A classic method of identifying potions (especially in OSR games) is by sipping them. This method is attractive to me for the potential fun involved in experimenting with unknown effects. However, I find that there are conceptual problems with it. These are the possible scenarios I can think of:
- A character discovers the effect of the potion by experiencing them through a sip (example: if Bob the Fighter tastes a healing potion, he will be healed): the logical consequence here is that a sip is sufficient to elicit the full effect of the potion. Thus, nothing would stop Bob the Fighter to drink only a small sip of a beneficial potion every time he needs its effects, rather than the entire potion. This would extend the durability of the potion to multiple uses, invalidating the equation 1 potion = 1 use. Furthermore, it would make difficult to count remaining uses (how many "sips" are there in a potion?).
- A character can guess the nature of the potion by experiencing a milder version of its effect through a sip (example: if Bob the Fighter tastes a healing potion, he will be healed by a only few hit points). This is possibly better than the previous version, since if Bob the Fighter wants to elicit the full effect, he must drink the whole potion; however, it doesn't address completely the problem. Let's say Bob the Fighter is down a few hit points, and doesn't want to waste a full potion: he can decide to drink a few sips to regain a couple of hit points. So there is still the problem to count remaining uses/remaining effect after a sip. Furthermore, it doesn't work too well with potion with all-or-nothing effects. What happens when Bob the Fighter tastes a potion that changes permanently the color of his hair? It changes the color temporarily? It changes the color permanently, but only slightly?

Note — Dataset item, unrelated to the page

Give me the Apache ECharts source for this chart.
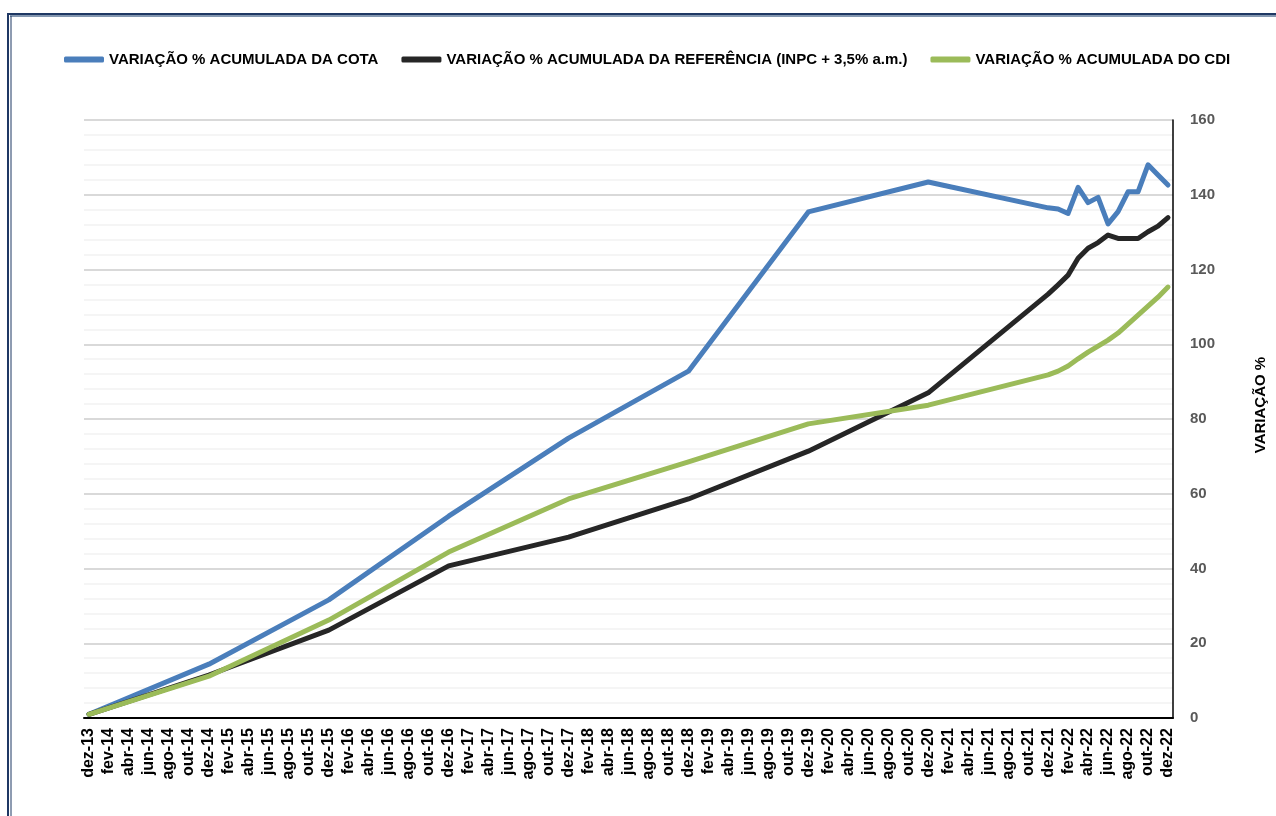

- A character can guess the nature of the potion by experiencing a "descriptive" version of its effect through a sip (example: if Bob the Fighter tastes a healing potion, he will feel "refreshed", or the GM will describe how bruises disappear and small cuts rapidly heal - but with no mechanical effect). However, as the previous scenario this doesn't seem to work very well with all-or-nothing effects.
- A character can guess the nature of the potion by recognizing its taste (example: if Bob the Fighter tastes a healing potion, the GM will will describe its peculiar taste, and the character will subsequently recognize the same potion by recognizing the taste). This could be a good solution, but I'm concerned that it might grow old pretty fast.
- A sip is not enough to discover the effect, the character must drink the whole potion (example: to know that a healing potion restores hit points, Bob the Fighter must drink it - sipping will have no effect): Another good solution as far as game mechanics and verisimilitude is concerned; my only complain is that Bob the Fighter may be discouraged to drink a potion of which he has only one specimen.
Are there other methods that do not have the previous problems (methods that could encourage experiments while keeping the whole thing amusing for the players and simple for the GM)?